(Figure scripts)
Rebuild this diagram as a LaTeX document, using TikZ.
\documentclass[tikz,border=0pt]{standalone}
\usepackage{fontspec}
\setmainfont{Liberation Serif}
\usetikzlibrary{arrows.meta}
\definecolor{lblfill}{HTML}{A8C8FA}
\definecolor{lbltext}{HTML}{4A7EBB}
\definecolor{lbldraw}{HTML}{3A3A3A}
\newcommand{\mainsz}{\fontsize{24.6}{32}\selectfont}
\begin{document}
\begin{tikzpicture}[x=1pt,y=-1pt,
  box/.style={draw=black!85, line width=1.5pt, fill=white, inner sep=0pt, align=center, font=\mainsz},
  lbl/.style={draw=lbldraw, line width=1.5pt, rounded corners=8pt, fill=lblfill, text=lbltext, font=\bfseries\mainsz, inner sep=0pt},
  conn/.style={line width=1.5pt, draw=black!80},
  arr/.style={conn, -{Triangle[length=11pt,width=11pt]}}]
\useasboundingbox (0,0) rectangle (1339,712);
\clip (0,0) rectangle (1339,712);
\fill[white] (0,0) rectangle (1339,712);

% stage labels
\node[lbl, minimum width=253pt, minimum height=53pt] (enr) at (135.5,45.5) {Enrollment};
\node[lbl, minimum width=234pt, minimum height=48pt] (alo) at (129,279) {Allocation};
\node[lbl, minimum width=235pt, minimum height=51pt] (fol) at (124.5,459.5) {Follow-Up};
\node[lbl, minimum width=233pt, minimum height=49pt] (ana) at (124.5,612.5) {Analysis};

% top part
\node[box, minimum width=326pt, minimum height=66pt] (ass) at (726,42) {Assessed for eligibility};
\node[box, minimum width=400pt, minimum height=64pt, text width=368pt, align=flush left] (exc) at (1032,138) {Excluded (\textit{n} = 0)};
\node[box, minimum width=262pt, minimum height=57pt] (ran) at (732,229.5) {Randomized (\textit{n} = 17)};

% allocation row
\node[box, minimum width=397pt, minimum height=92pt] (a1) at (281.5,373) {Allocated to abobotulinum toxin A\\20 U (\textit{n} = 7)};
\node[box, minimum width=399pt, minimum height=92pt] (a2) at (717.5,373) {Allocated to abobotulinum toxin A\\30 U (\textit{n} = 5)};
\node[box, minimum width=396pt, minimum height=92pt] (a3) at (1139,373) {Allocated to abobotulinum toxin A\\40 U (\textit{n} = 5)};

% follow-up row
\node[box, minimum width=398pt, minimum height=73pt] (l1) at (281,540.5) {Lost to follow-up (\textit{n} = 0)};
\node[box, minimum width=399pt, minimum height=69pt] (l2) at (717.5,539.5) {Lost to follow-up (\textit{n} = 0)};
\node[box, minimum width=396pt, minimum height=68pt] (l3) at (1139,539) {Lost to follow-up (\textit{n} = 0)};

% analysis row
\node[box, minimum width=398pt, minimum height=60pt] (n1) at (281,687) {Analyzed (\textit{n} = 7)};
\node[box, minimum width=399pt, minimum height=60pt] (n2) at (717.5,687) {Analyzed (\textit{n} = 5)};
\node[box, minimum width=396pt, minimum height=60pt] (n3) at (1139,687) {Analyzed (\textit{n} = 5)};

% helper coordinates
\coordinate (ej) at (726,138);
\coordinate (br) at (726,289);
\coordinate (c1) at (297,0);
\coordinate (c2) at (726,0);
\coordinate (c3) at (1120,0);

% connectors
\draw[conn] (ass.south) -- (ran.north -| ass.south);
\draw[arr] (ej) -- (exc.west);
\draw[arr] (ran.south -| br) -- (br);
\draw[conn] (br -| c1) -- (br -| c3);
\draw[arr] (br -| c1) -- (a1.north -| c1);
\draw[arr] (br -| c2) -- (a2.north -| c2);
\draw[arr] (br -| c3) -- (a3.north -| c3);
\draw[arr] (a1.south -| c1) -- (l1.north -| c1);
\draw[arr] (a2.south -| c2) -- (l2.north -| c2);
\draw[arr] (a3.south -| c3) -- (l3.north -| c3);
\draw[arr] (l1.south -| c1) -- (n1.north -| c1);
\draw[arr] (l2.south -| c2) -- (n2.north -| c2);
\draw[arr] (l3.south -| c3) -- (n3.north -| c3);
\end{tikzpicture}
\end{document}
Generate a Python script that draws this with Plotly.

* Stated problem: Give the entries again in full, exactly as they are written.

* Result of this task:
Rebuild this diagram as a LaTeX document, using TikZ.
\documentclass[tikz,border=0pt]{standalone}
\usepackage{fontspec}
\setmainfont{Liberation Serif}
\usetikzlibrary{arrows.meta}
\definecolor{lblfill}{HTML}{A8C8FA}
\definecolor{lbltext}{HTML}{4A7EBB}
\definecolor{lbldraw}{HTML}{3A3A3A}
\newcommand{\mainsz}{\fontsize{24.6}{32}\selectfont}
\begin{document}
\begin{tikzpicture}[x=1pt,y=-1pt,
  box/.style={draw=black!85, line width=1.5pt, fill=white, inner sep=0pt, align=center, font=\mainsz},
  lbl/.style={draw=lbldraw, line width=1.5pt, rounded corners=8pt, fill=lblfill, text=lbltext, font=\bfseries\mainsz, inner sep=0pt},
  conn/.style={line width=1.5pt, draw=black!80},
  arr/.style={conn, -{Triangle[length=11pt,width=11pt]}}]
\useasboundingbox (0,0) rectangle (1339,712);
\clip (0,0) rectangle (1339,712);
\fill[white] (0,0) rectangle (1339,712);

% stage labels
\node[lbl, minimum width=253pt, minimum height=53pt] (enr) at (135.5,45.5) {Enrollment};
\node[lbl, minimum width=234pt, minimum height=48pt] (alo) at (129,279) {Allocation};
\node[lbl, minimum width=235pt, minimum height=51pt] (fol) at (124.5,459.5) {Follow-Up};
\node[lbl, minimum width=233pt, minimum height=49pt] (ana) at (124.5,612.5) {Analysis};

% top part
\node[box, minimum width=326pt, minimum height=66pt] (ass) at (726,42) {Assessed for eligibility};
\node[box, minimum width=400pt, minimum height=64pt, text width=368pt, align=flush left] (exc) at (1032,138) {Excluded (\textit{n} = 0)};
\node[box, minimum width=262pt, minimum height=57pt] (ran) at (732,229.5) {Randomized (\textit{n} = 17)};

% allocation row
\node[box, minimum width=397pt, minimum height=92pt] (a1) at (281.5,373) {Allocated to abobotulinum toxin A\\20 U (\textit{n} = 7)};
\node[box, minimum width=399pt, minimum height=92pt] (a2) at (717.5,373) {Allocated to abobotulinum toxin A\\30 U (\textit{n} = 5)};
\node[box, minimum width=396pt, minimum height=92pt] (a3) at (1139,373) {Allocated to abobotulinum toxin A\\40 U (\textit{n} = 5)};

% follow-up row
\node[box, minimum width=398pt, minimum height=73pt] (l1) at (281,540.5) {Lost to follow-up (\textit{n} = 0)};
\node[box, minimum width=399pt, minimum height=69pt] (l2) at (717.5,539.5) {Lost to follow-up (\textit{n} = 0)};
\node[box, minimum width=396pt, minimum height=68pt] (l3) at (1139,539) {Lost to follow-up (\textit{n} = 0)};

% analysis row
\node[box, minimum width=398pt, minimum height=60pt] (n1) at (281,687) {Analyzed (\textit{n} = 7)};
\node[box, minimum width=399pt, minimum height=60pt] (n2) at (717.5,687) {Analyzed (\textit{n} = 5)};
\node[box, minimum width=396pt, minimum height=60pt] (n3) at (1139,687) {Analyzed (\textit{n} = 5)};

% helper coordinates
\coordinate (ej) at (726,138);
\coordinate (br) at (726,289);
\coordinate (c1) at (297,0);
\coordinate (c2) at (726,0);
\coordinate (c3) at (1120,0);

% connectors
\draw[conn] (ass.south) -- (ran.north -| ass.south);
\draw[arr] (ej) -- (exc.west);
\draw[arr] (ran.south -| br) -- (br);
\draw[conn] (br -| c1) -- (br -| c3);
\draw[arr] (br -| c1) -- (a1.north -| c1);
\draw[arr] (br -| c2) -- (a2.north -| c2);
\draw[arr] (br -| c3) -- (a3.north -| c3);
\draw[arr] (a1.south -| c1) -- (l1.north -| c1);
\draw[arr] (a2.south -| c2) -- (l2.north -| c2);
\draw[arr] (a3.south -| c3) -- (l3.north -| c3);
\draw[arr] (l1.south -| c1) -- (n1.north -| c1);
\draw[arr] (l2.south -| c2) -- (n2.north -| c2);
\draw[arr] (l3.south -| c3) -- (n3.north -| c3);
\end{tikzpicture}
\end{document}
Generate a Python script that draws this with Plotly.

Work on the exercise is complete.